+++ Material provided
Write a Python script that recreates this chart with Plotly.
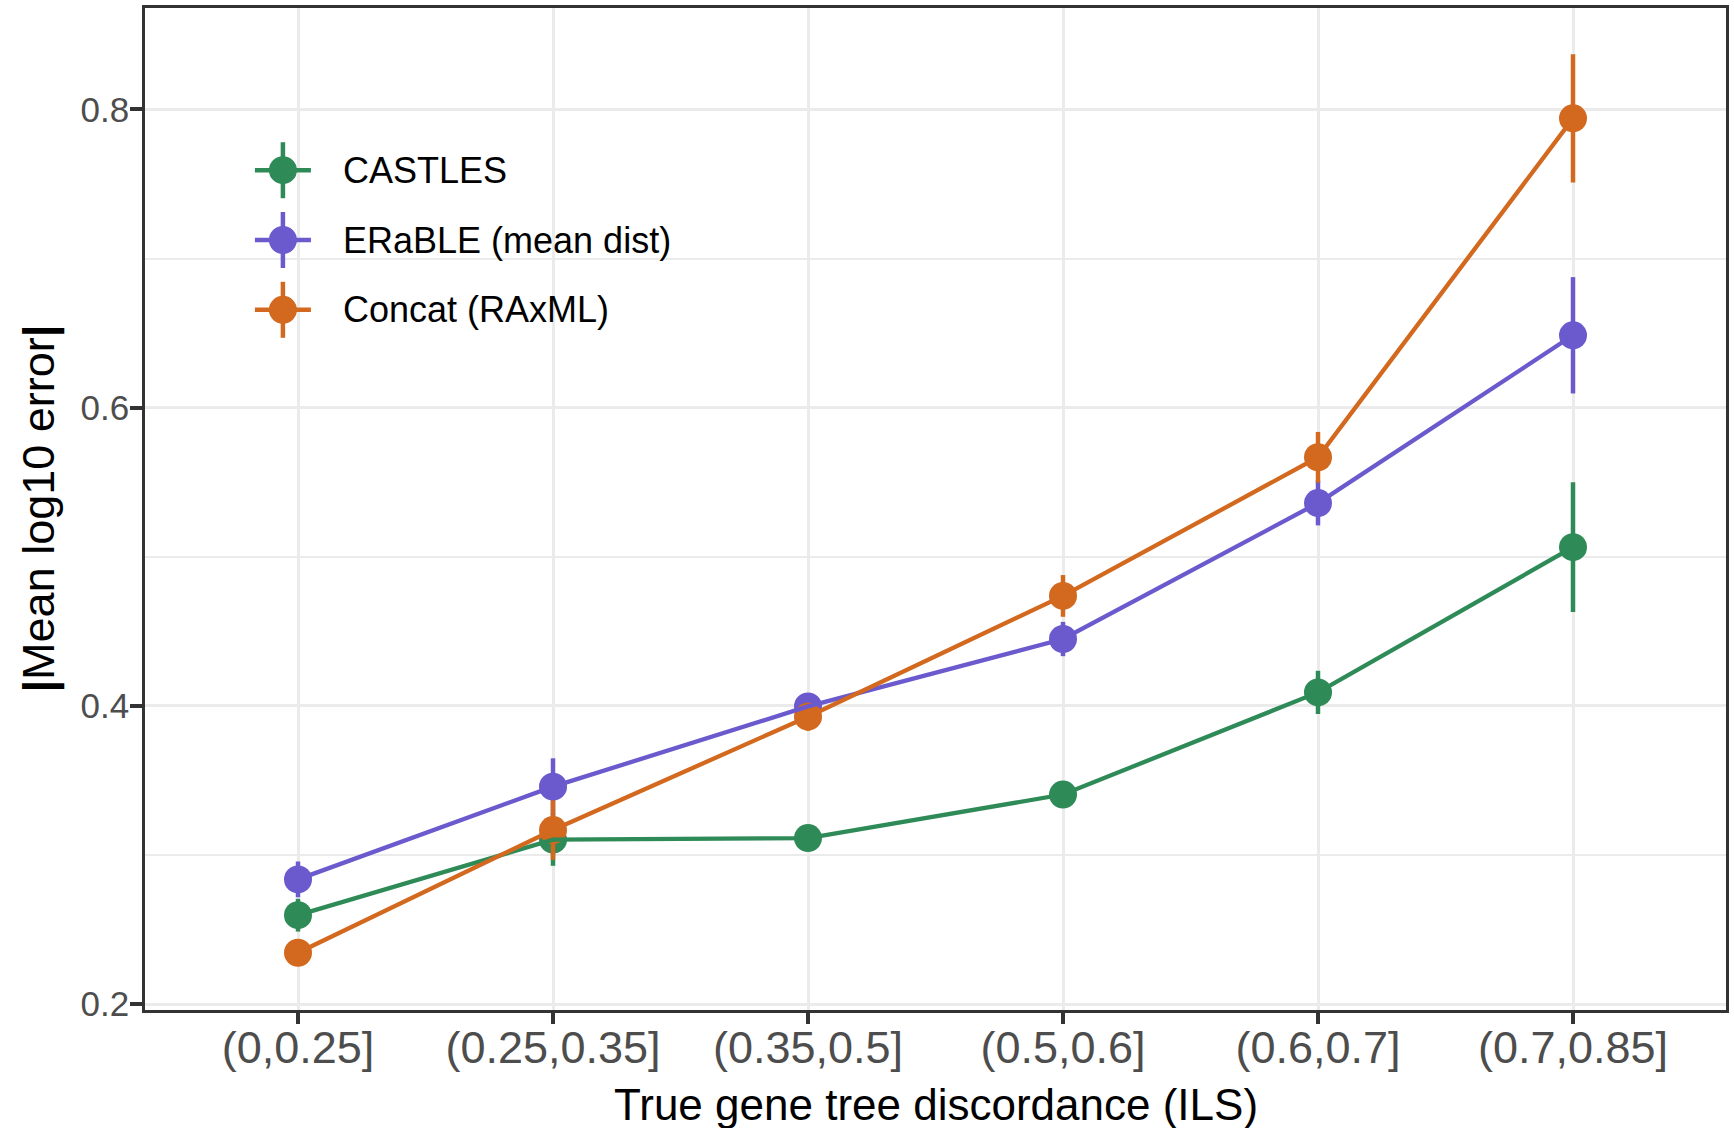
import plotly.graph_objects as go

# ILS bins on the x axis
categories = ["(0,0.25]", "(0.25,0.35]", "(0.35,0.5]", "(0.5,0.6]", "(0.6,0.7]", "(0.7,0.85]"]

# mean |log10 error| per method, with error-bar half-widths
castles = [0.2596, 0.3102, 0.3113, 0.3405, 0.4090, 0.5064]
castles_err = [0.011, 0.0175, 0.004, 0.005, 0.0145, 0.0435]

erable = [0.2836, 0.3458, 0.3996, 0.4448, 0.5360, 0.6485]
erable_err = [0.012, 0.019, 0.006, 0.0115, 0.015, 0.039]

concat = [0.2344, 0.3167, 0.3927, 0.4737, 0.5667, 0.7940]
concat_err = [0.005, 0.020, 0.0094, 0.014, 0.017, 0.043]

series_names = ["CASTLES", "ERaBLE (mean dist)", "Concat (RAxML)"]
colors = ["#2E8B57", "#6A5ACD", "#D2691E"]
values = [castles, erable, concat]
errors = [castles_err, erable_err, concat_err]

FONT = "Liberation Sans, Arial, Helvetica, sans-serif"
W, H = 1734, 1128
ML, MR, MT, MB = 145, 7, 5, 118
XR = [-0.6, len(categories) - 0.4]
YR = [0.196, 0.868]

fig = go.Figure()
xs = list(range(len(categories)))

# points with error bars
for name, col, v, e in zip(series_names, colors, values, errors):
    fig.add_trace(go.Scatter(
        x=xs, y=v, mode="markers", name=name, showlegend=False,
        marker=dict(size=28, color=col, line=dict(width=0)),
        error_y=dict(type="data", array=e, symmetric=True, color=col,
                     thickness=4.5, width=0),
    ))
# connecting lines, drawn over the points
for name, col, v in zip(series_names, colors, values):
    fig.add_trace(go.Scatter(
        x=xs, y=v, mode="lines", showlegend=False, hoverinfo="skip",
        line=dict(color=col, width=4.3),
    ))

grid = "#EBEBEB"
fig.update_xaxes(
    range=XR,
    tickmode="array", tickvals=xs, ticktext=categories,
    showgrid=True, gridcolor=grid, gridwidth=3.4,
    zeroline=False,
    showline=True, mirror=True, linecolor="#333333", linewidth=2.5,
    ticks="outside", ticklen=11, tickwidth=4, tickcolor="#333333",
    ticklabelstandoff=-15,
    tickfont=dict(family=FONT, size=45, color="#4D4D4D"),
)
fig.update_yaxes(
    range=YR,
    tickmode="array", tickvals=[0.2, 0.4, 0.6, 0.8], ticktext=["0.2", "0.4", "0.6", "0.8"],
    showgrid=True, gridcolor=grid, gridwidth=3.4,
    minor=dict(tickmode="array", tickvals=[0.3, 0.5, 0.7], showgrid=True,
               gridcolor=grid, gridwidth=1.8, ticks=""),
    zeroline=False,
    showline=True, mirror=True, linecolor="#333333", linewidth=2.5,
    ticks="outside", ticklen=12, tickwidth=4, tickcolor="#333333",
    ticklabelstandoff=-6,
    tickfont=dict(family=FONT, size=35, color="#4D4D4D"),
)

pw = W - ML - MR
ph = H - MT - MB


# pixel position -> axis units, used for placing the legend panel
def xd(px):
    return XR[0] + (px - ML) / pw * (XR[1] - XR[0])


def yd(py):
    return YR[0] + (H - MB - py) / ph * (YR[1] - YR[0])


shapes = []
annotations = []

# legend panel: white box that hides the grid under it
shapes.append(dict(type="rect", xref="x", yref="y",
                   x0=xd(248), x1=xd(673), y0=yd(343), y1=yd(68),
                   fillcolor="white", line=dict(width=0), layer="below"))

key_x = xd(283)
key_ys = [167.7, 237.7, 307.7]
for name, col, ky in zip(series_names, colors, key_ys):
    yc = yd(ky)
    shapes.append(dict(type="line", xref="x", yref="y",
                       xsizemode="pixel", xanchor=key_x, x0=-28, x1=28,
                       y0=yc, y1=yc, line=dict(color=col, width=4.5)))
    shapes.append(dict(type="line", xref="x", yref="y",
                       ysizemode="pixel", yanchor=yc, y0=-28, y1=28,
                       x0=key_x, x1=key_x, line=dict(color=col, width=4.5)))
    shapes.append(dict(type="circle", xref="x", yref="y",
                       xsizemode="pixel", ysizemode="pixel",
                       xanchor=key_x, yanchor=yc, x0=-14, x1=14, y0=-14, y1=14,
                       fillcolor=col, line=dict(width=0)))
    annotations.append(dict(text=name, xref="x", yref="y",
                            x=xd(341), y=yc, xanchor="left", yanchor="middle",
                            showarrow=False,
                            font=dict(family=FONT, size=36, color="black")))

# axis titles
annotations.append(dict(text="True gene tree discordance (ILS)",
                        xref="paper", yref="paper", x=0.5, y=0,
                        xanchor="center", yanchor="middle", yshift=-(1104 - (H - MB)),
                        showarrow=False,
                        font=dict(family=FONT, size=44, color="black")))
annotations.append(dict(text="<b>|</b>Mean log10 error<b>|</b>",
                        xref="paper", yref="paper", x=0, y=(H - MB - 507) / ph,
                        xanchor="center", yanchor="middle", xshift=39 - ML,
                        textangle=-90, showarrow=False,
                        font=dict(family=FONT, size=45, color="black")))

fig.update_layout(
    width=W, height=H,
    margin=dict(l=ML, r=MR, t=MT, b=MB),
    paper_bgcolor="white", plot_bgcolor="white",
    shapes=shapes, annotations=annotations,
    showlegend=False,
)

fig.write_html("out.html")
++++++
[Instruction]
Copy out all the data exactly; skip the pictures.

[Result of this exercise]
Write a Python script that recreates this chart with Plotly.
import plotly.graph_objects as go

# ILS bins on the x axis
categories = ["(0,0.25]", "(0.25,0.35]", "(0.35,0.5]", "(0.5,0.6]", "(0.6,0.7]", "(0.7,0.85]"]

# mean |log10 error| per method, with error-bar half-widths
castles = [0.2596, 0.3102, 0.3113, 0.3405, 0.4090, 0.5064]
castles_err = [0.011, 0.0175, 0.004, 0.005, 0.0145, 0.0435]

erable = [0.2836, 0.3458, 0.3996, 0.4448, 0.5360, 0.6485]
erable_err = [0.012, 0.019, 0.006, 0.0115, 0.015, 0.039]

concat = [0.2344, 0.3167, 0.3927, 0.4737, 0.5667, 0.7940]
concat_err = [0.005, 0.020, 0.0094, 0.014, 0.017, 0.043]

series_names = ["CASTLES", "ERaBLE (mean dist)", "Concat (RAxML)"]
colors = ["#2E8B57", "#6A5ACD", "#D2691E"]
values = [castles, erable, concat]
errors = [castles_err, erable_err, concat_err]

FONT = "Liberation Sans, Arial, Helvetica, sans-serif"
W, H = 1734, 1128
ML, MR, MT, MB = 145, 7, 5, 118
XR = [-0.6, len(categories) - 0.4]
YR = [0.196, 0.868]

fig = go.Figure()
xs = list(range(len(categories)))

# points with error bars
for name, col, v, e in zip(series_names, colors, values, errors):
    fig.add_trace(go.Scatter(
        x=xs, y=v, mode="markers", name=name, showlegend=False,
        marker=dict(size=28, color=col, line=dict(width=0)),
        error_y=dict(type="data", array=e, symmetric=True, color=col,
                     thickness=4.5, width=0),
    ))
# connecting lines, drawn over the points
for name, col, v in zip(series_names, colors, values):
    fig.add_trace(go.Scatter(
        x=xs, y=v, mode="lines", showlegend=False, hoverinfo="skip",
        line=dict(color=col, width=4.3),
    ))

grid = "#EBEBEB"
fig.update_xaxes(
    range=XR,
    tickmode="array", tickvals=xs, ticktext=categories,
    showgrid=True, gridcolor=grid, gridwidth=3.4,
    zeroline=False,
    showline=True, mirror=True, linecolor="#333333", linewidth=2.5,
    ticks="outside", ticklen=11, tickwidth=4, tickcolor="#333333",
    ticklabelstandoff=-15,
    tickfont=dict(family=FONT, size=45, color="#4D4D4D"),
)
fig.update_yaxes(
    range=YR,
    tickmode="array", tickvals=[0.2, 0.4, 0.6, 0.8], ticktext=["0.2", "0.4", "0.6", "0.8"],
    showgrid=True, gridcolor=grid, gridwidth=3.4,
    minor=dict(tickmode="array", tickvals=[0.3, 0.5, 0.7], showgrid=True,
               gridcolor=grid, gridwidth=1.8, ticks=""),
    zeroline=False,
    showline=True, mirror=True, linecolor="#333333", linewidth=2.5,
    ticks="outside", ticklen=12, tickwidth=4, tickcolor="#333333",
    ticklabelstandoff=-6,
    tickfont=dict(family=FONT, size=35, color="#4D4D4D"),
)

pw = W - ML - MR
ph = H - MT - MB


# pixel position -> axis units, used for placing the legend panel
def xd(px):
    return XR[0] + (px - ML) / pw * (XR[1] - XR[0])


def yd(py):
    return YR[0] + (H - MB - py) / ph * (YR[1] - YR[0])


shapes = []
annotations = []

# legend panel: white box that hides the grid under it
shapes.append(dict(type="rect", xref="x", yref="y",
                   x0=xd(248), x1=xd(673), y0=yd(343), y1=yd(68),
                   fillcolor="white", line=dict(width=0), layer="below"))

key_x = xd(283)
key_ys = [167.7, 237.7, 307.7]
for name, col, ky in zip(series_names, colors, key_ys):
    yc = yd(ky)
    shapes.append(dict(type="line", xref="x", yref="y",
                       xsizemode="pixel", xanchor=key_x, x0=-28, x1=28,
                       y0=yc, y1=yc, line=dict(color=col, width=4.5)))
    shapes.append(dict(type="line", xref="x", yref="y",
                       ysizemode="pixel", yanchor=yc, y0=-28, y1=28,
                       x0=key_x, x1=key_x, line=dict(color=col, width=4.5)))
    shapes.append(dict(type="circle", xref="x", yref="y",
                       xsizemode="pixel", ysizemode="pixel",
                       xanchor=key_x, yanchor=yc, x0=-14, x1=14, y0=-14, y1=14,
                       fillcolor=col, line=dict(width=0)))
    annotations.append(dict(text=name, xref="x", yref="y",
                            x=xd(341), y=yc, xanchor="left", yanchor="middle",
                            showarrow=False,
                            font=dict(family=FONT, size=36, color="black")))

# axis titles
annotations.append(dict(text="True gene tree discordance (ILS)",
                        xref="paper", yref="paper", x=0.5, y=0,
                        xanchor="center", yanchor="middle", yshift=-(1104 - (H - MB)),
                        showarrow=False,
                        font=dict(family=FONT, size=44, color="black")))
annotations.append(dict(text="<b>|</b>Mean log10 error<b>|</b>",
                        xref="paper", yref="paper", x=0, y=(H - MB - 507) / ph,
                        xanchor="center", yanchor="middle", xshift=39 - ML,
                        textangle=-90, showarrow=False,
                        font=dict(family=FONT, size=45, color="black")))

fig.update_layout(
    width=W, height=H,
    margin=dict(l=ML, r=MR, t=MT, b=MB),
    paper_bgcolor="white", plot_bgcolor="white",
    shapes=shapes, annotations=annotations,
    showlegend=False,
)

fig.write_html("out.html")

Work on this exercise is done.